You can’t be killed by a weapon system that you can’t get close enough to for it to care. You’re already dead. You’re not a problem.
What are the gliders like? Sailplanes like this? I don’t even see how you could fit very many on a carrier. There’s a decent amount of space on a carrier but they wouldn’t be able to touch down orderly and taxi out of each others way. They’d soon be landing on top of each other. And unless there’s some guarantee that the deck will be clear, a carrier can have enough planes on the deck that there’s little or even no room to land.

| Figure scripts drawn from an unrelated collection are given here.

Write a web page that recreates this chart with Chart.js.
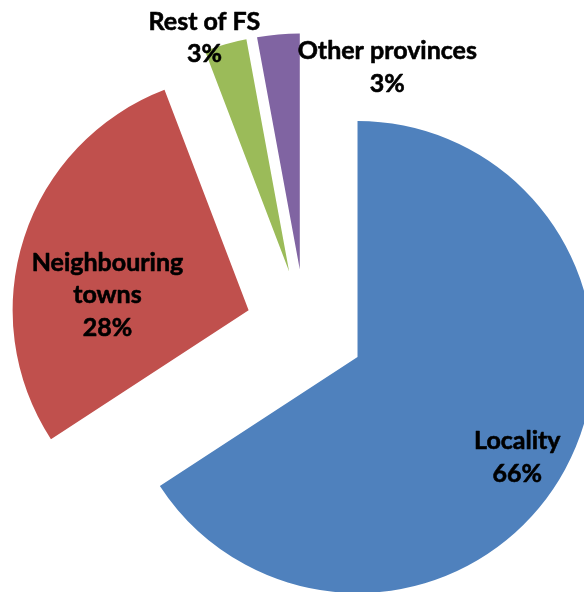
<!DOCTYPE html>
<html>
<head>
<meta charset="utf-8">
<title>Origin of customers</title>
<script src="https://cdn.jsdelivr.net/npm/chart.js@4/dist/chart.umd.min.js"></script>
<style>
  html, body { margin: 0; padding: 0; background: #ffffff; }
  #wrap { position: relative; width: 584px; height: 592px; }
</style>
</head>
<body>
<div id="wrap"><canvas id="c"></canvas></div>
<script>
// Share of customers by origin (percent)
const categories = ['Locality', 'Neighbouring towns', 'Rest of FS', 'Other provinces'];
const shares = [65.8, 28.4, 2.9, 2.9];
const sliceColors = ['#4F81BD', '#C0504D', '#9BBB59', '#8064A2'];
// Category names as they are wrapped on the slice labels
const labelLines = [['Locality'], ['Neighbouring', 'towns'], ['Rest of FS'], ['Other provinces']];

const PIE_RADIUS = 236;
const EXPLODE = 238;          // Chart.js shifts an arc by offset / 4
const LABEL_FONT = 'bold 25px Lato';
const LABEL_LINE = 32.5;

// Label anchor: fraction of the radius along the slice's mid angle, plus a nudge
const labelPlacement = [
  { r: 0.77, dx: 0,   dy: 14 },
  { r: 0.62, dx: -2,  dy: 30 },
  { r: 1.00, dx: -21, dy: -6 },
  { r: 0.86, dx: 106, dy: 0 }
];

// Chart.js enlarges exploded arcs by offset*fix and trims their angles;
// undo that so every slice keeps the same radius and its true sweep.
const evenRadius = {
  id: 'evenRadius',
  afterDatasetUpdate(chart, args) {
    const shift = EXPLODE / 4;
    args.meta.data.forEach(arc => {
      const fix = 1 - Math.sin(Math.min(Math.PI, arc.circumference || 0));
      const grow = shift * fix;
      const R = arc.outerRadius;
      const widen = grow / (2 * Math.PI * R);
      arc.outerRadius = R - grow;
      arc.startAngle -= widen;
      arc.endAngle += widen;
    });
  }
};

// Category name and rounded share drawn on / beside each slice
const sliceLabels = {
  id: 'sliceLabels',
  afterDatasetsDraw(chart) {
    const meta = chart.getDatasetMeta(0);
    const values = chart.data.datasets[0].data;
    const total = values.reduce((a, b) => a + b, 0);
    const ctx = chart.ctx;
    const shift = EXPLODE / 4;
    ctx.save();
    ctx.font = LABEL_FONT;
    ctx.fillStyle = '#000000';
    ctx.strokeStyle = '#000000';
    ctx.lineWidth = 0.6;
    ctx.lineJoin = 'round';
    ctx.textAlign = 'center';
    ctx.textBaseline = 'middle';
    meta.data.forEach((arc, i) => {
      const mid = (arc.startAngle + arc.endAngle) / 2;
      const cx = arc.x + Math.cos(mid) * shift;
      const cy = arc.y + Math.sin(mid) * shift;
      const p = labelPlacement[i];
      const lx = cx + Math.cos(mid) * PIE_RADIUS * p.r + p.dx;
      const ly = cy + Math.sin(mid) * PIE_RADIUS * p.r + p.dy;
      const lines = labelLines[i].concat(Math.round(values[i] / total * 100) + '%');
      lines.forEach((t, k) => {
        const ty = ly + (k - (lines.length - 1) / 2) * LABEL_LINE;
        ctx.fillText(t, lx, ty);
        ctx.strokeText(t, lx, ty);
      });
    });
    ctx.restore();
  }
};

new Chart(document.getElementById('c'), {
  type: 'pie',
  data: {
    labels: categories,
    datasets: [{
      data: shares,
      backgroundColor: sliceColors,
      borderWidth: 0,
      offset: EXPLODE,
      hoverOffset: EXPLODE
    }]
  },
  options: {
    responsive: true,
    maintainAspectRatio: false,
    animation: false,
    events: [],
    radius: PIE_RADIUS,
    layout: { padding: { left: 26.4, top: 65.4, right: 0, bottom: 0 } },
    plugins: {
      legend: { display: false },
      tooltip: { enabled: false },
      title: { display: false }
    }
  },
  plugins: [evenRadius, sliceLabels]
});
</script>
</body>
</html>
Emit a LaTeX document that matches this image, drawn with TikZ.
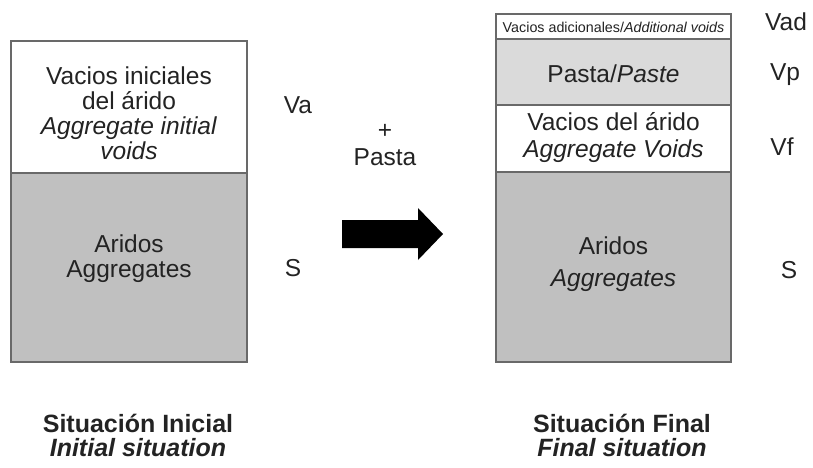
\documentclass[tikz,border=0pt]{standalone}
\usepackage{fontspec}
\setmainfont{Liberation Sans}
\definecolor{boxgray}{RGB}{192,192,192}
\definecolor{pastegray}{RGB}{218,218,218}
\definecolor{framegray}{RGB}{105,105,105}
\definecolor{txtgray}{RGB}{35,35,35}
\begin{document}
\begin{tikzpicture}[x=1pt, y=-1pt,
	every node/.style={text=txtgray, align=center, font=\fontsize{24.5}{25}\selectfont},
	layer/.style={draw=framegray, line width=1.6pt},
	title/.style={font=\fontsize{25}{24}\selectfont\bfseries}]
		\useasboundingbox (0,0) rectangle (813,468);

		% situacion inicial
		\draw[layer, fill=white] (11,41) rectangle (247,173);
		\draw[layer, fill=boxgray] (11,173) rectangle (247,362);
		\node (vacios) at (129,113) {Vacios iniciales\\del árido\\\textit{Aggregate initial}\\\textit{voids}};
		\node (aridos) at (129,259) {Aridos\\Aggregates};
		\node (va) at (298,105) {Va};
		\node (sini) at (293,268) {S};

		% flecha
		\node (plus) at (385,131) {+};
		\node (pasta) at (385,157) {Pasta};
		\fill[black] (342,220) -- (418,220) -- (418,208) -- (443,234) -- (418,260) -- (418,248) -- (342,248) -- cycle;

		% situacion final
		\draw[layer, fill=white] (496,14) rectangle (731,39);
		\draw[layer, fill=pastegray] (496,39) rectangle (731,105);
		\draw[layer, fill=white] (496,105) rectangle (731,172);
		\draw[layer, fill=boxgray] (496,172) rectangle (731,362);
		\node[font=\fontsize{14.3}{14}\selectfont] (adic) at (613.5,27) {Vacios adicionales/\textit{Additional voids}};
		\node (paste) at (613.5,74) {Pasta/\textit{Paste}};
		\node[font=\fontsize{24.5}{27}\selectfont] (vdel) at (613.5,138) {Vacios del árido\\\textit{Aggregate Voids}};
		\node[font=\fontsize{24.5}{32}\selectfont] (arfin) at (613.5,264) {Aridos\\\textit{Aggregates}};
		\node (vad) at (786,22) {Vad};
		\node (vp) at (785,75) {Vp};
		\node (vf) at (782,147) {Vf};
		\node (sfin) at (789,270) {S};

		\node[title] (ini) at (138,435) {Situación Inicial\\\textit{Initial situation}};
		\node[title] (fin) at (622,435) {Situación Final\\\textit{Final situation}};
	\end{tikzpicture}
\end{document}
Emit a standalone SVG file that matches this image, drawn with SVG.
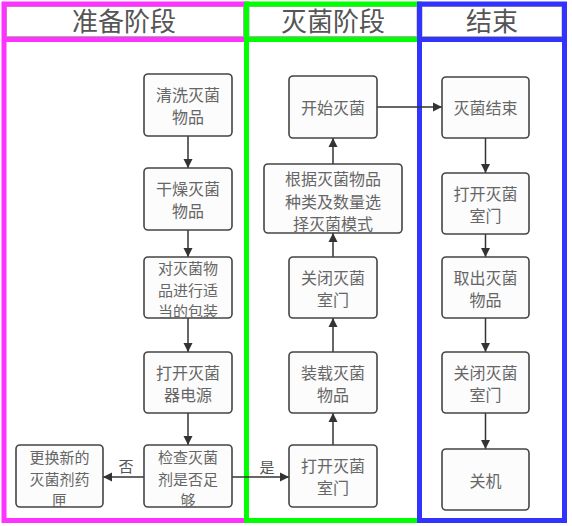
<svg xmlns="http://www.w3.org/2000/svg" width="572" height="526" viewBox="0 0 572 526">
<style>
.lane{fill:none;stroke-width:5}
.hdr{fill:none;stroke:#aaa;stroke-width:1}
.ht{font-family:"Noto Sans CJK SC","Noto Sans",sans-serif;font-size:26px;fill:#555;text-anchor:middle}
.box{fill:#fcfcfc;stroke:#444;stroke-width:1.6}
.t{font-family:"Noto Sans CJK SC","Noto Sans",sans-serif;font-size:16px;fill:#666;text-anchor:middle;dominant-baseline:central}
.t3{font-size:15px}
.lbl{font-family:"Noto Sans CJK SC","Noto Sans",sans-serif;font-size:15px;fill:#555;text-anchor:middle;dominant-baseline:central}
.c{fill:none;stroke:#333;stroke-width:1.5;marker-end:url(#ah)}
</style>
<defs>
<marker id="ah" markerUnits="userSpaceOnUse" markerWidth="10" markerHeight="10" refX="9" refY="5" orient="auto">
<path d="M0,0.5 L9,5 L0,9.5 Z" fill="#333"/>
</marker>
</defs>
<rect width="572" height="526" fill="#fff"/>
<g id="lane-prep">
<rect class="hdr" x="6.5" y="6.5" width="237" height="30"/>
<rect class="lane" x="4" y="4" width="242.5" height="516.5" stroke="#ff33ff"/>
<line x1="4" y1="39.5" x2="246.5" y2="39.5" stroke="#ff33ff" stroke-width="5"/>
<text class="ht" x="124" y="31">准备阶段</text>
</g>
<g id="lane-steril">
<rect class="hdr" x="249" y="6.5" width="168" height="30"/>
<rect class="lane" x="246.5" y="4" width="173" height="516.5" stroke="#00ff00"/>
<line x1="246.5" y1="39.5" x2="419.5" y2="39.5" stroke="#00ff00" stroke-width="5"/>
<text class="ht" x="333" y="31">灭菌阶段</text>
</g>
<g id="lane-end">
<rect class="hdr" x="422" y="6.5" width="140" height="30"/>
<rect class="lane" x="419.5" y="4" width="145" height="516.5" stroke="#3333ff"/>
<line x1="419.5" y1="39.5" x2="564.5" y2="39.5" stroke="#3333ff" stroke-width="5"/>
<text class="ht" x="492" y="31">结束</text>
</g>
<g id="connectors">
<line class="c" x1="188" y1="136" x2="188" y2="168"/>
<line class="c" x1="188" y1="230" x2="188" y2="257"/>
<line class="c" x1="188" y1="318" x2="188" y2="352"/>
<line class="c" x1="188" y1="413" x2="188" y2="445"/>
<line class="c" x1="144" y1="477" x2="103" y2="477"/>
<text class="lbl" x="126" y="465">否</text>
<line class="c" x1="232" y1="477" x2="289" y2="477"/>
<text class="lbl" x="267" y="466">是</text>
<line class="c" x1="333" y1="445" x2="333" y2="413"/>
<line class="c" x1="333" y1="352" x2="333" y2="318"/>
<line class="c" x1="333" y1="257" x2="333" y2="233"/>
<line class="c" x1="333" y1="164" x2="333" y2="138"/>
<line class="c" x1="377" y1="107" x2="442" y2="107"/>
<line class="c" x1="485.5" y1="138" x2="485.5" y2="173"/>
<line class="c" x1="485.5" y1="234" x2="485.5" y2="257"/>
<line class="c" x1="485.5" y1="318" x2="485.5" y2="352"/>
<line class="c" x1="485.5" y1="413" x2="485.5" y2="449"/>
</g>
<g id="n-clean"><rect class="box" x="144" y="74" width="88" height="62" rx="4"/><text class="t" x="188" y="94">清洗灭菌</text><text class="t" x="188" y="116">物品</text></g>
<g id="n-dry"><rect class="box" x="144" y="168" width="88" height="62" rx="4"/><text class="t" x="188" y="188">干燥灭菌</text><text class="t" x="188" y="210">物品</text></g>
<g id="n-pack"><rect class="box" x="144" y="257" width="88" height="61" rx="4"/><text class="t t3" x="188" y="267">对灭菌物</text><text class="t t3" x="188" y="289">品进行适</text><text class="t t3" x="188" y="310">当的包装</text></g>
<g id="n-power"><rect class="box" x="144" y="352" width="88" height="61" rx="4"/><text class="t" x="188" y="372">打开灭菌</text><text class="t" x="188" y="394">器电源</text></g>
<g id="n-check"><rect class="box" x="144" y="445" width="88" height="62" rx="4"/><text class="t t3" x="188" y="456">检查灭菌</text><text class="t t3" x="188" y="478">剂是否足</text><text class="t t3" x="188" y="499">够</text></g>
<g id="n-replace"><rect class="box" x="16" y="445" width="87" height="62" rx="4"/><text class="t t3" x="59.5" y="456">更换新的</text><text class="t t3" x="59.5" y="478">灭菌剂药</text><text class="t t3" x="59.5" y="499">匣</text></g>
<g id="n-start"><rect class="box" x="289" y="76" width="88" height="62" rx="4"/><text class="t" x="333" y="107">开始灭菌</text></g>
<g id="n-mode"><rect class="box" x="264" y="164" width="138" height="69" rx="4"/><text class="t" x="333" y="178">根据灭菌物品</text><text class="t" x="333" y="201">种类及数量选</text><text class="t" x="333" y="223">择灭菌模式</text></g>
<g id="n-closedoor"><rect class="box" x="289" y="257" width="88" height="61" rx="4"/><text class="t" x="333" y="277">关闭灭菌</text><text class="t" x="333" y="299">室门</text></g>
<g id="n-load"><rect class="box" x="289" y="352" width="88" height="61" rx="4"/><text class="t" x="333" y="372">装载灭菌</text><text class="t" x="333" y="394">物品</text></g>
<g id="n-opendoor"><rect class="box" x="289" y="445" width="88" height="62" rx="4"/><text class="t" x="333" y="465">打开灭菌</text><text class="t" x="333" y="487">室门</text></g>
<g id="n-end"><rect class="box" x="442" y="77" width="87" height="61" rx="4"/><text class="t" x="485.5" y="107">灭菌结束</text></g>
<g id="n-open2"><rect class="box" x="442" y="173" width="87" height="61" rx="4"/><text class="t" x="485.5" y="193">打开灭菌</text><text class="t" x="485.5" y="215">室门</text></g>
<g id="n-take"><rect class="box" x="442" y="257" width="87" height="61" rx="4"/><text class="t" x="485.5" y="277">取出灭菌</text><text class="t" x="485.5" y="299">物品</text></g>
<g id="n-close2"><rect class="box" x="442" y="352" width="87" height="61" rx="4"/><text class="t" x="485.5" y="372">关闭灭菌</text><text class="t" x="485.5" y="394">室门</text></g>
<g id="n-off"><rect class="box" x="442" y="449" width="87" height="61" rx="4"/><text class="t" x="485.5" y="479.5">关机</text></g>
</svg>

If, perhaps, the carrier was somewhere like New York City and hundreds of guys on hang gliders launched from the tops of all the buildings, they wouldn’t have time to shoot them all, some might land on the carrier and a second after landing the pilot would be up and running. A handful might find cover and then there could be a gun battle with Marines. That sounds realistic enough for a video game.
How hard are the wings / fuel tanks of fighter aircraft and helicopters?
How much damage would it do if half a dozen model planes with a small amount of HE were able to get near the ship and specifically target the fuel tanks to create a “mess” on deck to stop flight operations?
Not true. It will track virtually any target.
“The current Phalanx variant (Block 1B) adds the ability to counter asymmetric warfare threats through the addition of an integrated, stabilized, Electro Optic sensor. These improvements give Phalanx the added ability to counter small high speed surface craft, aircraft, helicopters, and Unmanned Aerial Systems (UAS).”